Okay. So essentially we’re always making sure that we have enough cashflow to make payroll and pay ourselves. Okay. And then the account manager will email and attach spreadsheet of your payroll, basically saying, Hey, look, these are the, these are the things that we’re going to pay for this particular scenario. You look at it, you look at the, the transfers, you look at the payroll, make sure it all looks good. And then the expenses are going to be paid. And what this does is it really, really makes you be intentional about not having unnecessary expenses. And also what you want to do is you as a CEO, you want to improve account manager via email. You want to approve the payroll via email on the fourth and the 19th of every month. If that’s the rhythm that you have. So transfers may between the first and the 14th.
I mean, deposits maybe the first and the 14 makes that transfer on the 15th. That gives you guys a few time, a few days to make sure everything is approved. Then once it’s approved, make that transaction happen on the 19th. So it can arrive by the 21st in this example. Okay. And you want to make sure you have cutoff times, so that way it’s standardized, and this is a part of your role, okay. As CEO or as account manager. So here’s another thing that many people end up. Remember I talked about the high-income skillset. So you are the CEO, but you may be performing in a role of sales rep. So if you are performing in the role of sales rep, you want to be thinking about the end in mind. At some point you are going to end up hiring a sales manager, and you’re going to end up hiring a sales rep.
And you’re going to have specific commission structures for your sales rep and your sales manager. So for example, our commission structure is I want to say 12% on any money generated with a bonus structure. If you’re a sales rep and then a sales manager will get 5% override. So in that example, let’s just say you’re selling as the CEO. Well, that would mean you’re going to receive the sales manager and the sales rep commission on the sale, in addition to your profit sharing compensation. So the sales manager, nor the sales rep will receive any commissions, if you don’t have any, but essentially if you’re acting as sales rep and sales manager, you want to go ahead and start putting that in place. However, you must, as a CEO submit that invoice or that particular transaction during that pay period, in order to receive that commission and the account manager will send the CEO a separate bill or a separate payment for this, for, for your particular payment.
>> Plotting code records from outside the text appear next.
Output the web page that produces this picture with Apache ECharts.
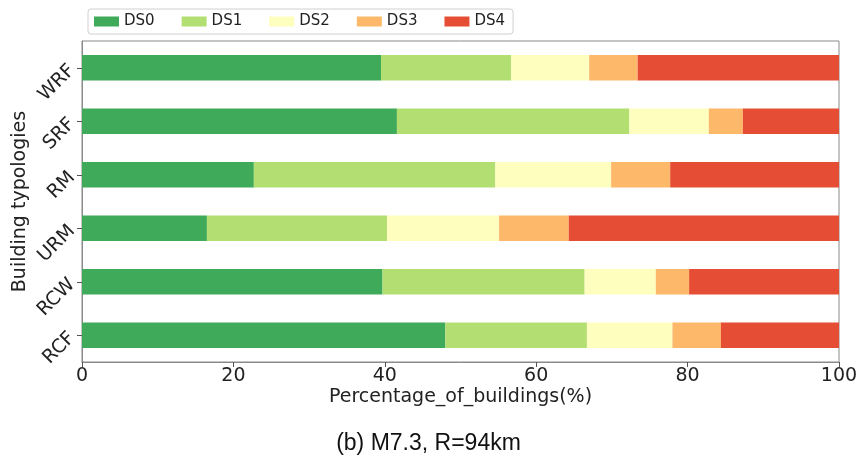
<!DOCTYPE html>
<html>
<head>
<meta charset="utf-8">
<script src="https://cdn.jsdelivr.net/npm/echarts@6/dist/echarts.min.js"></script>
<style>html,body{margin:0;padding:0;background:#fff;}#c{width:857px;height:463px;}</style>
</head>
<body>
<div id="c"></div>
<script>
const categories = ['RCF', 'RCW', 'URM', 'RM', 'SRF', 'WRF'];
const seriesNames = ['DS0', 'DS1', 'DS2', 'DS3', 'DS4'];
const DS0 = [48.0, 39.7, 16.5, 22.7, 41.6, 39.5];
const DS1 = [18.7, 26.7, 23.8, 31.9, 30.7, 17.2];
const DS2 = [11.3, 9.4, 14.8, 15.3, 10.5, 10.3];
const DS3 = [6.4, 4.4, 9.2, 7.8, 4.5, 6.4];
const DS4 = [15.6, 19.8, 35.7, 22.3, 12.7, 26.6];
const xTicks = [0, 20, 40, 60, 80, 100];
const titleText = '(b) M7.3, R=94km';

const colors = ['#3faa59', '#b3df72', '#feffbe', '#fdb869', '#e54e35'];
const values = [DS0, DS1, DS2, DS3, DS4];
const font = 'DejaVu Sans';

const chart = echarts.init(document.getElementById('c'), null, {renderer: 'canvas'});
chart.setOption({
  animation: false,
  backgroundColor: '#fff',
  color: colors,
  title: {
    text: titleText,
    left: 'center',
    top: 427,
    textStyle: {fontFamily: 'Liberation Sans', fontSize: 23, fontWeight: 'normal', color: '#111'}
  },
  legend: {
    left: 88, top: 9,
    itemWidth: 25, itemHeight: 10, itemGap: 27,
    padding: [5, 8, 5, 6],
    borderColor: '#d0d0d0', borderWidth: 1, borderRadius: 3,
    icon: 'rect',
    textStyle: {fontFamily: font, fontSize: 15, color: '#222'},
    data: seriesNames
  },
  grid: {left: 82, right: 18, top: 41, bottom: 101, show: true, borderColor: '#8a8a8a', borderWidth: 1,
    outerBoundsMode: 'none', containLabel: false},
  xAxis: {
    type: 'value', min: 0, max: 100, interval: 20,
    name: 'Percentage_of_buildings(%)', nameLocation: 'middle', nameGap: 26,
    nameMoveOverlap: false,
    nameTextStyle: {fontFamily: font, fontSize: 19, color: '#222'},
    axisLine: {show: true, lineStyle: {color: '#8a8a8a'}},
    axisTick: {show: true, length: 5, lineStyle: {color: '#555'}},
    axisLabel: {fontFamily: font, fontSize: 19, color: '#222', margin: 5,
      formatter: v => xTicks.includes(v) ? String(v) : ''},
    splitLine: {show: false}
  },
  yAxis: {
    type: 'category', data: categories,
    name: 'Building typologies', nameLocation: 'middle', nameGap: 52,
    nameMoveOverlap: false,
    nameTextStyle: {fontFamily: font, fontSize: 19, color: '#222'},
    axisLine: {show: true, lineStyle: {color: '#8a8a8a'}},
    axisTick: {show: true, alignWithLabel: true, length: 5, lineStyle: {color: '#555'}},
    axisLabel: {fontFamily: font, fontSize: 19, color: '#222', rotate: 45, margin: 10},
    splitLine: {show: false}
  },
  series: seriesNames.map((n, i) => ({
    name: n, type: 'bar', stack: 'total', data: values[i],
    barWidth: '48%',
    itemStyle: {color: colors[i]}
  }))
});
</script>
</body>
</html>
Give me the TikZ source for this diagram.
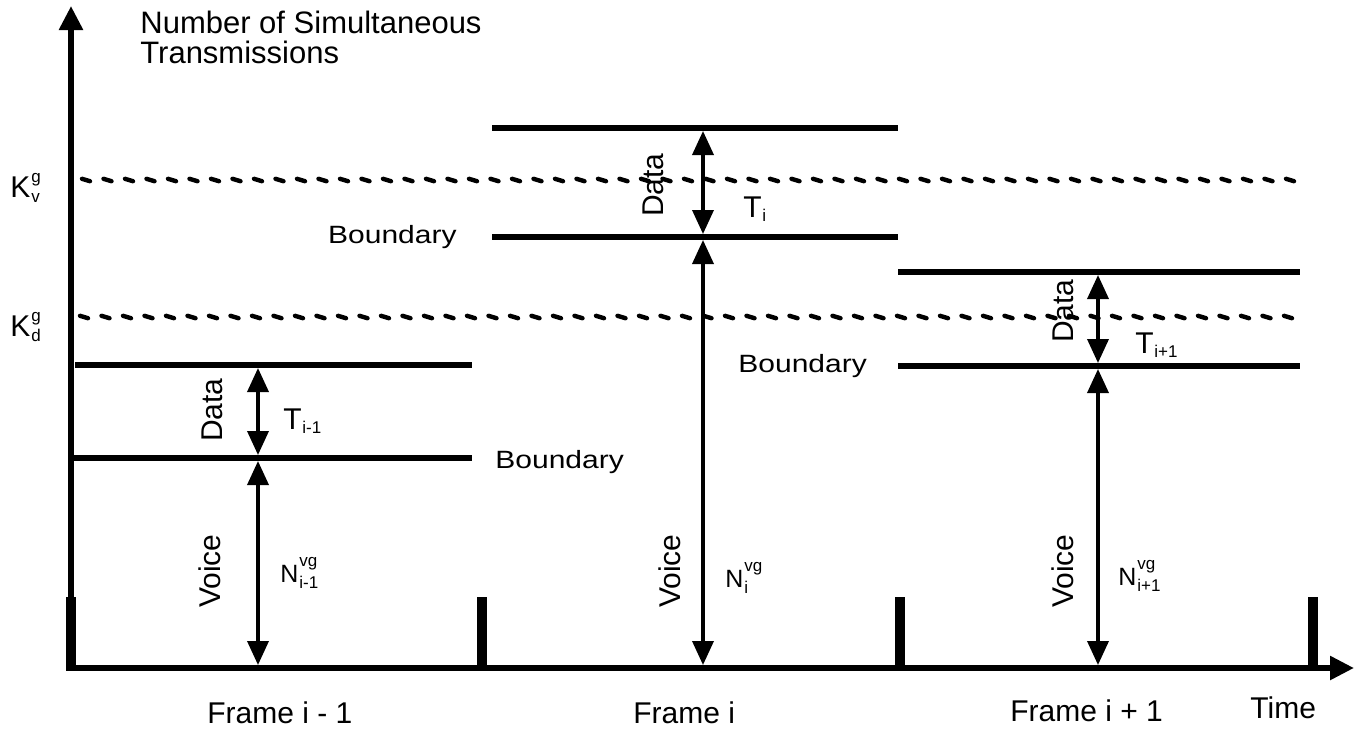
\documentclass[tikz,border=0pt]{standalone}
\usepackage{fontspec}
\setmainfont{Liberation Sans}
\newfontfamily\widefont{Liberation Sans}[FakeStretch=1.2]
\usetikzlibrary{arrows.meta}
% small index font
\newcommand\idxfont{\fontsize{8.5}{9}\selectfont}
% base letter with a subscript only
\newcommand\withsub[3]{#1\kern0.3pt\raisebox{-#3}{\idxfont #2}}
% base letter with stacked superscript and subscript
\newcommand\sbs[5]{#1\kern0.5pt\makebox[0pt][l]{\raisebox{#4}{\idxfont #2}}\raisebox{-#5}{\idxfont #3}}
\tikzset{
  lbl/.style={inner sep=0pt, font=\fontsize{15}{18}\selectfont},
  ttl/.style={inner sep=0pt, font=\fontsize{15.5}{18}\selectfont},
  nlbl/.style={inner sep=0pt, font=\fontsize{12.5}{15}\selectfont},
  bnd/.style={inner sep=0pt, font=\widefont\fontsize{12.5}{15}\selectfont},
  level/.style={line width=3pt},
  span/.style={line width=1.8pt, shorten <=1.5pt, shorten >=1.5pt,
    {Triangle[width=10.5pt,length=12pt]}-{Triangle[width=10.5pt,length=12pt]}},
  axis/.style={line width=2.8pt, -{Triangle[width=11.5pt,length=12pt]}},
  framemark/.style={line width=5pt},
  thr/.style={line width=2.2pt, line cap=round},
}
\begin{document}
\begin{tikzpicture}[x=0.5pt,y=-0.5pt]
\useasboundingbox (0,0) rectangle (1357,730);

% axes
\coordinate (O) at (71,668);
\coordinate (ytop) at (71,6);
\coordinate (xstart) at (68,668);
\coordinate (xend) at (1354,668);
\draw[axis] (O) -- (ytop);
\draw[axis] (xstart) -- (xend);

% frame boundaries on the time axis
\foreach \x/\n in {71/m0,482/m1,900/m2,1313/m3}{
  \coordinate (\n a) at (\x,597);
  \coordinate (\n b) at (\x,671);
  \draw[framemark] (\n a) -- (\n b);
}

% thresholds K_v^g and K_d^g
\foreach \i in {0,...,56}{
  \draw[thr] ({82+21.5*\i},178.8) -- ++(8,2.4);
  \draw[thr] ({80+21.5*\i},315.8) -- ++(8,2.4);
}

% levels of each frame
\coordinate (p1a) at (75,365);   \coordinate (p1b) at (472,365);
\coordinate (q1a) at (68,458);   \coordinate (q1b) at (472,458);
\coordinate (p2a) at (492,128);  \coordinate (p2b) at (898,128);
\coordinate (q2a) at (492,237);  \coordinate (q2b) at (898,237);
\coordinate (p3a) at (898,272);  \coordinate (p3b) at (1300,272);
\coordinate (q3a) at (898,366);  \coordinate (q3b) at (1300,366);
\foreach \n in {1,2,3}{
  \draw[level] (p\n a) -- (p\n b);
  \draw[level] (q\n a) -- (q\n b);
}

% data and voice spans
\coordinate (a1) at (258,365); \coordinate (b1) at (258,458); \coordinate (c1) at (258,668);
\coordinate (a2) at (703,128); \coordinate (b2) at (703,237); \coordinate (c2) at (703,668);
\coordinate (a3) at (1098,272); \coordinate (b3) at (1098,366); \coordinate (c3) at (1098,668);
\foreach \n in {1,2,3}{
  \draw[span] (a\n) -- (b\n);
  \draw[span] (b\n) -- (c\n);
}

% axis titles
\node[ttl, anchor=base west] (title1) at (140,33) {Number of Simultaneous};
\node[ttl, anchor=base west] (title2) at (140,63) {Transmissions};
\node[lbl, anchor=base west] (kv) at (10,197) {\sbs{K}{g}{v}{7.5pt}{2.5pt}};
\node[lbl, anchor=base west] (kd) at (10,336) {\sbs{K}{g}{d}{7.5pt}{2.5pt}};

% boundary labels
\node[bnd, anchor=base east] (bl2) at (457,243) {Boundary};
\node[bnd, anchor=base west] (bl1) at (495,468) {Boundary};
\node[bnd, anchor=base west] (bl3) at (738,372) {Boundary};

% rotated span labels
\node[lbl, rotate=90, anchor=base] (d1) at (222,410) {Data};
\node[lbl, rotate=90, anchor=base] (d2) at (663,185) {Data};
\node[lbl, rotate=90, anchor=base] (d3) at (1073,311) {Data};
\node[lbl, rotate=90, anchor=base] (v1) at (220,571) {Voice};
\node[lbl, rotate=90, anchor=base] (v2) at (680,571) {Voice};
\node[lbl, rotate=90, anchor=base] (v3) at (1073,571) {Voice};

% span values
\node[lbl, anchor=base west] (t1) at (283,429) {\withsub{T}{i-1}{2pt}};
\node[lbl, anchor=base west] (t2) at (743,217) {\withsub{T}{i}{2pt}};
\node[lbl, anchor=base west] (t3) at (1135,353) {\withsub{T}{i+1}{2pt}};
\node[nlbl, anchor=base west] (n1) at (280,582) {\sbs{N}{vg}{i-1}{8pt}{3pt}};
\node[nlbl, anchor=base west] (n2) at (725,587) {\sbs{N}{vg}{i}{8pt}{3pt}};
\node[nlbl, anchor=base west] (n3) at (1118,585) {\sbs{N}{vg}{i+1}{8pt}{3pt}};

% time axis labels
\node[lbl, anchor=base west] (f1) at (207,723) {Frame i - 1};
\node[lbl, anchor=base west] (f2) at (633,723) {Frame i};
\node[lbl, anchor=base west] (f3) at (1010,721) {Frame i + 1};
\node[lbl, anchor=base west] (time) at (1250,718) {Time};
\end{tikzpicture}
\end{document}
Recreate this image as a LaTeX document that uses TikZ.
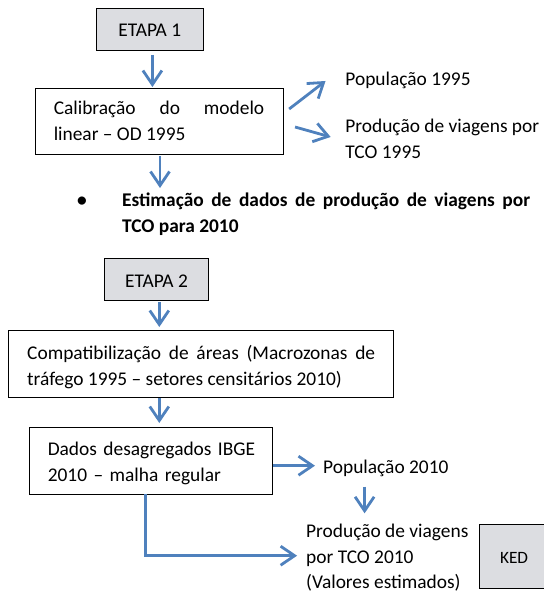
\documentclass[tikz,border=0pt]{standalone}
\usepackage{fontspec}
\setmainfont{Carlito}
\usetikzlibrary{
  arrows.meta,
  calc,
  positioning,
}
\definecolor{azul}{RGB}{79,129,189}
\definecolor{cinza}{RGB}{220,221,225}
\newcommand{\txtnormal}{\fontsize{19.4pt}{25.5pt}\selectfont}
\newcommand{\txtpeq}{\fontsize{17.3pt}{21pt}\selectfont}
\hyphenpenalty=10000
\tolerance=9999
\tikzset{
  x = 1pt,
  y = -1pt,
  caixa/.style={
    draw, line width=0.9pt, inner xsep=18.7pt, inner ysep=0pt,
    outer sep=0pt, align=justify, font=\txtnormal,
  },
  etapa/.style={
    draw, fill=cinza, line width=0.9pt, minimum height=42pt,
    text height=16pt, text depth=0pt, outer sep=0pt, font=\txtnormal,
  },
  seta/.style={
    draw=azul, line width=2.8pt,
    -{Straight Barb[length=14pt,width=19pt]},
  },
}

\begin{document}
\begin{tikzpicture}[
  t/.style={font=\txtnormal, inner sep=0pt, align=left},]
  \useasboundingbox (0,0) rectangle (543,591);
  %% etapa 1
  \node[etapa, minimum width=107pt] (E1) at (149.8,29) {ETAPA 1};
  \node[caixa, text width=210.5pt, minimum height=66pt] (Calib)
  at (159,121) {Calibração do modelo\linebreak linear – OD 1995};
  \node[t, anchor=base west] (Pop95) at (345.2,86) {População 1995};
  \node[t, anchor=north west] (Prod95) at (345.2,119)
  {Produção de viagens por\\TCO 1995};
  \node[t, font=\txtnormal\bfseries, anchor=base] (Bul) at (82,206.5)
  {\textbullet};
  \node[t, font=\txtnormal\bfseries, text width=408pt, align=justify,
  anchor=north west] (Est) at (121.9,192.8)
  {Estimação de dados de produção de viagens por\linebreak TCO para 2010};
  %%
  \draw[seta, shorten <=5pt, shorten >=1pt] ([xshift=2.6pt]E1.south)
  -- ([xshift=2.6pt]E1.south |- Calib.north);
  \draw[seta] ([shift={(6.2,-12)}]Calib.east)
  -- ([shift={(-19.7,-5)}]Pop95.base west);
  \draw[seta] ([shift={(12.1,6)}]Calib.east)
  -- ([shift={(-14.5,18)}]Prod95.north west);
  \draw[seta, shorten <=2pt, shorten >=4.8pt] ([xshift=1pt]Calib.south)
  -- ([xshift=1pt]Calib.south |- Est.north);
  %% etapa 2
  \node[etapa, minimum width=104.6pt] (E2) at (156.5,279) {ETAPA 2};
  \node[caixa, text width=348pt, minimum height=67pt] (Compat)
  at (201.2,364)
  {\rule{0pt}{20.5pt}Compatibilização de áreas (Macrozonas de\linebreak
    tráfego 1995 – setores censitários 2010)};
  \node[caixa, text width=205.7pt, minimum height=67pt, align=left]
  (Dados) at (150.6,460.5)
  {\rule{0pt}{19pt}\mbox{Dados desagregados IBGE}\\
    \mbox{2010 – malha regular}};
  \node[t, anchor=base west] (Pop10) at (323,473) {População 2010};
  \node[t, anchor=north west] (Prod10) at (306,524.3)
  {Produção de viagens\\por TCO 2010\\(Valores estimados)};
  \node[etapa, font=\txtpeq, anchor=north west, minimum height=63.5pt,
  text width=60pt, inner xsep=20.7pt, text height=13.6pt, align=left]
  (KED) at (479.3,524.5) {KED};
  %%
  \draw[seta, shorten <=2pt, shorten >=3.5pt] ([xshift=2.8pt]E2.south)
  -- ([xshift=2.8pt]E2.south |- Compat.north);
  \draw[seta, shorten >=4pt] ([xshift=2.8pt]E2.south |- Compat.south)
  -- ([xshift=2.8pt]E2.south |- Dados.north);
  \draw[seta, shorten <=1.3pt] ([shift={(0,5.2)}]Dados.east)
  -- ([shift={(-8,-7.3)}]Pop10.base west);
  \draw[seta] ([shift={(41.6,13.7)}]Pop10.base west)
  -- ([shift={(58.6,-11)}]Prod10.north west);
  \draw[seta] ([xshift=-5.2pt]Dados.south)
  |- ([shift={(-8.9,31.4)}]Prod10.north west);
\end{tikzpicture}
\end{document}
Okay. So this is huge to understand. So if you are the CEO, but you’re operating in a role, you want to pay yourself specifically in that sales rep role. Now, the other thing you want to do is profit distributions. Now, I haven’t done this from, from a standpoint of distributing to my personal checking account, but I’ll cover this. I’ll just transfer it to another savings account. But essentially what you want to do is on the first period of a new quarter. So January 1st, April 1st, July 1st and October 1st, you want to transfer 47 and a half percent of the total amount found in the bank account and the profit account to either your personal checking account, which I wouldn’t recommend your personal checking account would recommend some other type of holding account, possibly a another savings account or a separate account.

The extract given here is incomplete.